### Dataset excerpt ###
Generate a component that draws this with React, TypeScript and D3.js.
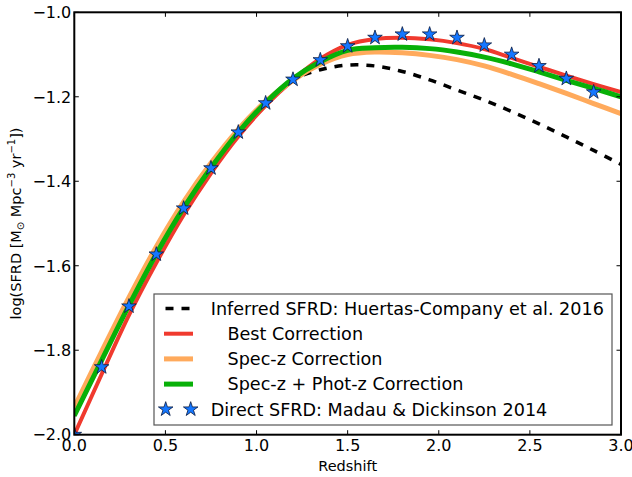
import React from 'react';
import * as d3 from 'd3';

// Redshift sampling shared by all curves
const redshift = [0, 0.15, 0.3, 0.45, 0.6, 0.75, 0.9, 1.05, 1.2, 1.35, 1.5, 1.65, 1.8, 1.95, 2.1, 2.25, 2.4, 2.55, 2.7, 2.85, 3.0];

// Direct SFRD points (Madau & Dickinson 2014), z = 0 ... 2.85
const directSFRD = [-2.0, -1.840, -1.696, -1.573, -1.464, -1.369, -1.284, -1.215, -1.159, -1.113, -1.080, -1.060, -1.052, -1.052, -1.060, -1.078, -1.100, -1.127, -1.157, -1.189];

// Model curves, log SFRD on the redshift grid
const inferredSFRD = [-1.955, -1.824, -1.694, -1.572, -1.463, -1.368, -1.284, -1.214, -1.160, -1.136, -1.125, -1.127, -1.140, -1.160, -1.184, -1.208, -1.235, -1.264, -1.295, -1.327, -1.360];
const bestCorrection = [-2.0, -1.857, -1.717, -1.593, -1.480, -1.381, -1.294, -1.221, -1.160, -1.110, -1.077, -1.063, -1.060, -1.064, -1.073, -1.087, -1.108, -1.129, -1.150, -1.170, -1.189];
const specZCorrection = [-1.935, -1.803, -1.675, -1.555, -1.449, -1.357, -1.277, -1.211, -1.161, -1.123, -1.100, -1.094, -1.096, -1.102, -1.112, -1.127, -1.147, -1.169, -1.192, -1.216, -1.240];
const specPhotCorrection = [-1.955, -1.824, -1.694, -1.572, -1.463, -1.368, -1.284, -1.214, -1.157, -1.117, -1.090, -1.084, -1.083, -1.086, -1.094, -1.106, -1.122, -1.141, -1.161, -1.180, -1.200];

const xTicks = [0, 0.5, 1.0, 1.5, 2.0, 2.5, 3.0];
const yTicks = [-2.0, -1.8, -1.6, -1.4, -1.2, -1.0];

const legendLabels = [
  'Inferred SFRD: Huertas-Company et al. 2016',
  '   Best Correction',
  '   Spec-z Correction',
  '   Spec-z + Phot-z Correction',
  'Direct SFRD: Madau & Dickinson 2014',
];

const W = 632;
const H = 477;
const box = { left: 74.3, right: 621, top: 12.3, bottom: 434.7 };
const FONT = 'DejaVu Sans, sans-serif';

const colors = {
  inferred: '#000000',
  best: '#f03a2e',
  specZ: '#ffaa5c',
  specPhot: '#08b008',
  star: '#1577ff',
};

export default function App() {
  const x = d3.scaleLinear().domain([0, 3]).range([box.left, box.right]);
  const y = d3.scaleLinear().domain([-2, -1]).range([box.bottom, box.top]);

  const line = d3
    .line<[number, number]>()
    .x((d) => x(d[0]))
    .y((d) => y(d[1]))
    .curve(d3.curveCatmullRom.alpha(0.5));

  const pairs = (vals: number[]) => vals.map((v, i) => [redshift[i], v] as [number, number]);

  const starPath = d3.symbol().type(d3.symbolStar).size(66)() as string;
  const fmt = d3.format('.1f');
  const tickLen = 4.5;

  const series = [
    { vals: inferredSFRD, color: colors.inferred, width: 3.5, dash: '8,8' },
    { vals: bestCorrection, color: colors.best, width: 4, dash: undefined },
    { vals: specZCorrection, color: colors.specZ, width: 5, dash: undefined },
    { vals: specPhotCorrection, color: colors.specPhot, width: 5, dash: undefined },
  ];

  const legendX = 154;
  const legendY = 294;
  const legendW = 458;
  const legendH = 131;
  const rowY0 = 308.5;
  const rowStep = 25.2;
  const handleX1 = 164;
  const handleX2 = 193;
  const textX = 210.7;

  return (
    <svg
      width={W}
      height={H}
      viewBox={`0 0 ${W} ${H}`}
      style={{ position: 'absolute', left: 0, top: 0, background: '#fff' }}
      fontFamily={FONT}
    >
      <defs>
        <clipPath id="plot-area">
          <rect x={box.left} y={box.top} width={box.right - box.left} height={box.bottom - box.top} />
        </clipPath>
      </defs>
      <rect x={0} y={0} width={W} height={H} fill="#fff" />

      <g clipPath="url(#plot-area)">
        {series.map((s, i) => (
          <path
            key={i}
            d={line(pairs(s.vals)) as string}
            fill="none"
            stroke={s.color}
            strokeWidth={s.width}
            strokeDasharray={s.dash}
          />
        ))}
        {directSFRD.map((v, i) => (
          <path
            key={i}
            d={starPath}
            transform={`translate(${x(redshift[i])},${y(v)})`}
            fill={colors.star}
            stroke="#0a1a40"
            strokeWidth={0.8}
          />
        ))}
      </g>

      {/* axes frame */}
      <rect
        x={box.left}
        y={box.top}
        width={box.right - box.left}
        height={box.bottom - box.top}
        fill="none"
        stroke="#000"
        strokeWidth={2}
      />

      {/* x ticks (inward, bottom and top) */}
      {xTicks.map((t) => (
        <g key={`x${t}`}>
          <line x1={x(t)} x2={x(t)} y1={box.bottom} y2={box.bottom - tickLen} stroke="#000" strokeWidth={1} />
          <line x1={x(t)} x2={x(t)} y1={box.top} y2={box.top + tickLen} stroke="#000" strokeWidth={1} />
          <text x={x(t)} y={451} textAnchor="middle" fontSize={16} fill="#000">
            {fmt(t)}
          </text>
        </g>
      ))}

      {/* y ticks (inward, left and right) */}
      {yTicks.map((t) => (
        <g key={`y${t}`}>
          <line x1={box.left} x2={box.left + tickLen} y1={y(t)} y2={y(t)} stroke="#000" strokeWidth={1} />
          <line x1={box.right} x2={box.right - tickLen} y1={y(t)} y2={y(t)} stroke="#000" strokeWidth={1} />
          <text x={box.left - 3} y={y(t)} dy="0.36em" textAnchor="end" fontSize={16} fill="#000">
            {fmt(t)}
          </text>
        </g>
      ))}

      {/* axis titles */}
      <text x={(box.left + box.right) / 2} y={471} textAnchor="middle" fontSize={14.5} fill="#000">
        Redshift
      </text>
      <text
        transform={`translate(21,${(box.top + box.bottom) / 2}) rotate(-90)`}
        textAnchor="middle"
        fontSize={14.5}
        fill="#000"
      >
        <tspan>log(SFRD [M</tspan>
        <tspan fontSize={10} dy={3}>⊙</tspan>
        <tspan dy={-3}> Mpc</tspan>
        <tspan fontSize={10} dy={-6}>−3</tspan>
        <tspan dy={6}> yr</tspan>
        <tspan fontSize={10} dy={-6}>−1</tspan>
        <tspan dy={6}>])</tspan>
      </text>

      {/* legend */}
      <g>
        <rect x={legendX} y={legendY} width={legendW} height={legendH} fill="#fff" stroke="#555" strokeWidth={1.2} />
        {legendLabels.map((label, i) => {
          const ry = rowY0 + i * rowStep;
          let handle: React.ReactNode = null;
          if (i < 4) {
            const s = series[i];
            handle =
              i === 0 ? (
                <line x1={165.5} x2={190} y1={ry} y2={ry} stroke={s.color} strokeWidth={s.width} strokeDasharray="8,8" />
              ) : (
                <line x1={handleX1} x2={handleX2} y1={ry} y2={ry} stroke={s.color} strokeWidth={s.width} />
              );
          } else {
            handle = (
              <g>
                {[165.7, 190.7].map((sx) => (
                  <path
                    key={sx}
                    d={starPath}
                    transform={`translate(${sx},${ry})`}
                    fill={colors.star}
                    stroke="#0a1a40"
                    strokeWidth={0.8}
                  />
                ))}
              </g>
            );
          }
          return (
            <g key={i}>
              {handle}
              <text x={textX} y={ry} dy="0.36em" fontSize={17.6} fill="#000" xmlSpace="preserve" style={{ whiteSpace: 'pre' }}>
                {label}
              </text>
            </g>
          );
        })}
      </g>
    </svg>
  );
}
###
> [Written problem] Quote each line of the listing exactly, but leave the pictures out.

> [Task answer]
Generate a component that draws this with React, TypeScript and D3.js.
import React from 'react';
import * as d3 from 'd3';

// Redshift sampling shared by all curves
const redshift = [0, 0.15, 0.3, 0.45, 0.6, 0.75, 0.9, 1.05, 1.2, 1.35, 1.5, 1.65, 1.8, 1.95, 2.1, 2.25, 2.4, 2.55, 2.7, 2.85, 3.0];

// Direct SFRD points (Madau & Dickinson 2014), z = 0 ... 2.85
const directSFRD = [-2.0, -1.840, -1.696, -1.573, -1.464, -1.369, -1.284, -1.215, -1.159, -1.113, -1.080, -1.060, -1.052, -1.052, -1.060, -1.078, -1.100, -1.127, -1.157, -1.189];

// Model curves, log SFRD on the redshift grid
const inferredSFRD = [-1.955, -1.824, -1.694, -1.572, -1.463, -1.368, -1.284, -1.214, -1.160, -1.136, -1.125, -1.127, -1.140, -1.160, -1.184, -1.208, -1.235, -1.264, -1.295, -1.327, -1.360];
const bestCorrection = [-2.0, -1.857, -1.717, -1.593, -1.480, -1.381, -1.294, -1.221, -1.160, -1.110, -1.077, -1.063, -1.060, -1.064, -1.073, -1.087, -1.108, -1.129, -1.150, -1.170, -1.189];
const specZCorrection = [-1.935, -1.803, -1.675, -1.555, -1.449, -1.357, -1.277, -1.211, -1.161, -1.123, -1.100, -1.094, -1.096, -1.102, -1.112, -1.127, -1.147, -1.169, -1.192, -1.216, -1.240];
const specPhotCorrection = [-1.955, -1.824, -1.694, -1.572, -1.463, -1.368, -1.284, -1.214, -1.157, -1.117, -1.090, -1.084, -1.083, -1.086, -1.094, -1.106, -1.122, -1.141, -1.161, -1.180, -1.200];

const xTicks = [0, 0.5, 1.0, 1.5, 2.0, 2.5, 3.0];
const yTicks = [-2.0, -1.8, -1.6, -1.4, -1.2, -1.0];

const legendLabels = [
  'Inferred SFRD: Huertas-Company et al. 2016',
  '   Best Correction',
  '   Spec-z Correction',
  '   Spec-z + Phot-z Correction',
  'Direct SFRD: Madau & Dickinson 2014',
];

const W = 632;
const H = 477;
const box = { left: 74.3, right: 621, top: 12.3, bottom: 434.7 };
const FONT = 'DejaVu Sans, sans-serif';

const colors = {
  inferred: '#000000',
  best: '#f03a2e',
  specZ: '#ffaa5c',
  specPhot: '#08b008',
  star: '#1577ff',
};

export default function App() {
  const x = d3.scaleLinear().domain([0, 3]).range([box.left, box.right]);
  const y = d3.scaleLinear().domain([-2, -1]).range([box.bottom, box.top]);

  const line = d3
    .line<[number, number]>()
    .x((d) => x(d[0]))
    .y((d) => y(d[1]))
    .curve(d3.curveCatmullRom.alpha(0.5));

  const pairs = (vals: number[]) => vals.map((v, i) => [redshift[i], v] as [number, number]);

  const starPath = d3.symbol().type(d3.symbolStar).size(66)() as string;
  const fmt = d3.format('.1f');
  const tickLen = 4.5;

  const series = [
    { vals: inferredSFRD, color: colors.inferred, width: 3.5, dash: '8,8' },
    { vals: bestCorrection, color: colors.best, width: 4, dash: undefined },
    { vals: specZCorrection, color: colors.specZ, width: 5, dash: undefined },
    { vals: specPhotCorrection, color: colors.specPhot, width: 5, dash: undefined },
  ];

  const legendX = 154;
  const legendY = 294;
  const legendW = 458;
  const legendH = 131;
  const rowY0 = 308.5;
  const rowStep = 25.2;
  const handleX1 = 164;
  const handleX2 = 193;
  const textX = 210.7;

  return (
    <svg
      width={W}
      height={H}
      viewBox={`0 0 ${W} ${H}`}
      style={{ position: 'absolute', left: 0, top: 0, background: '#fff' }}
      fontFamily={FONT}
    >
      <defs>
        <clipPath id="plot-area">
          <rect x={box.left} y={box.top} width={box.right - box.left} height={box.bottom - box.top} />
        </clipPath>
      </defs>
      <rect x={0} y={0} width={W} height={H} fill="#fff" />

      <g clipPath="url(#plot-area)">
        {series.map((s, i) => (
          <path
            key={i}
            d={line(pairs(s.vals)) as string}
            fill="none"
            stroke={s.color}
            strokeWidth={s.width}
            strokeDasharray={s.dash}
          />
        ))}
        {directSFRD.map((v, i) => (
          <path
            key={i}
            d={starPath}
            transform={`translate(${x(redshift[i])},${y(v)})`}
            fill={colors.star}
            stroke="#0a1a40"
            strokeWidth={0.8}
          />
        ))}
      </g>

      {/* axes frame */}
      <rect
        x={box.left}
        y={box.top}
        width={box.right - box.left}
        height={box.bottom - box.top}
        fill="none"
        stroke="#000"
        strokeWidth={2}
      />

      {/* x ticks (inward, bottom and top) */}
      {xTicks.map((t) => (
        <g key={`x${t}`}>
          <line x1={x(t)} x2={x(t)} y1={box.bottom} y2={box.bottom - tickLen} stroke="#000" strokeWidth={1} />
          <line x1={x(t)} x2={x(t)} y1={box.top} y2={box.top + tickLen} stroke="#000" strokeWidth={1} />
          <text x={x(t)} y={451} textAnchor="middle" fontSize={16} fill="#000">
            {fmt(t)}
          </text>
        </g>
      ))}

      {/* y ticks (inward, left and right) */}
      {yTicks.map((t) => (
        <g key={`y${t}`}>
          <line x1={box.left} x2={box.left + tickLen} y1={y(t)} y2={y(t)} stroke="#000" strokeWidth={1} />
          <line x1={box.right} x2={box.right - tickLen} y1={y(t)} y2={y(t)} stroke="#000" strokeWidth={1} />
          <text x={box.left - 3} y={y(t)} dy="0.36em" textAnchor="end" fontSize={16} fill="#000">
            {fmt(t)}
          </text>
        </g>
      ))}

      {/* axis titles */}
      <text x={(box.left + box.right) / 2} y={471} textAnchor="middle" fontSize={14.5} fill="#000">
        Redshift
      </text>
      <text
        transform={`translate(21,${(box.top + box.bottom) / 2}) rotate(-90)`}
        textAnchor="middle"
        fontSize={14.5}
        fill="#000"
      >
        <tspan>log(SFRD [M</tspan>
        <tspan fontSize={10} dy={3}>⊙</tspan>
        <tspan dy={-3}> Mpc</tspan>
        <tspan fontSize={10} dy={-6}>−3</tspan>
        <tspan dy={6}> yr</tspan>
        <tspan fontSize={10} dy={-6}>−1</tspan>
        <tspan dy={6}>])</tspan>
      </text>

      {/* legend */}
      <g>
        <rect x={legendX} y={legendY} width={legendW} height={legendH} fill="#fff" stroke="#555" strokeWidth={1.2} />
        {legendLabels.map((label, i) => {
          const ry = rowY0 + i * rowStep;
          let handle: React.ReactNode = null;
          if (i < 4) {
            const s = series[i];
            handle =
              i === 0 ? (
                <line x1={165.5} x2={190} y1={ry} y2={ry} stroke={s.color} strokeWidth={s.width} strokeDasharray="8,8" />
              ) : (
                <line x1={handleX1} x2={handleX2} y1={ry} y2={ry} stroke={s.color} strokeWidth={s.width} />
              );
          } else {
            handle = (
              <g>
                {[165.7, 190.7].map((sx) => (
                  <path
                    key={sx}
                    d={starPath}
                    transform={`translate(${sx},${ry})`}
                    fill={colors.star}
                    stroke="#0a1a40"
                    strokeWidth={0.8}
                  />
                ))}
              </g>
            );
          }
          return (
            <g key={i}>
              {handle}
              <text x={textX} y={ry} dy="0.36em" fontSize={17.6} fill="#000" xmlSpace="preserve" style={{ whiteSpace: 'pre' }}>
                {label}
              </text>
            </g>
          );
        })}
      </g>
    </svg>
  );
}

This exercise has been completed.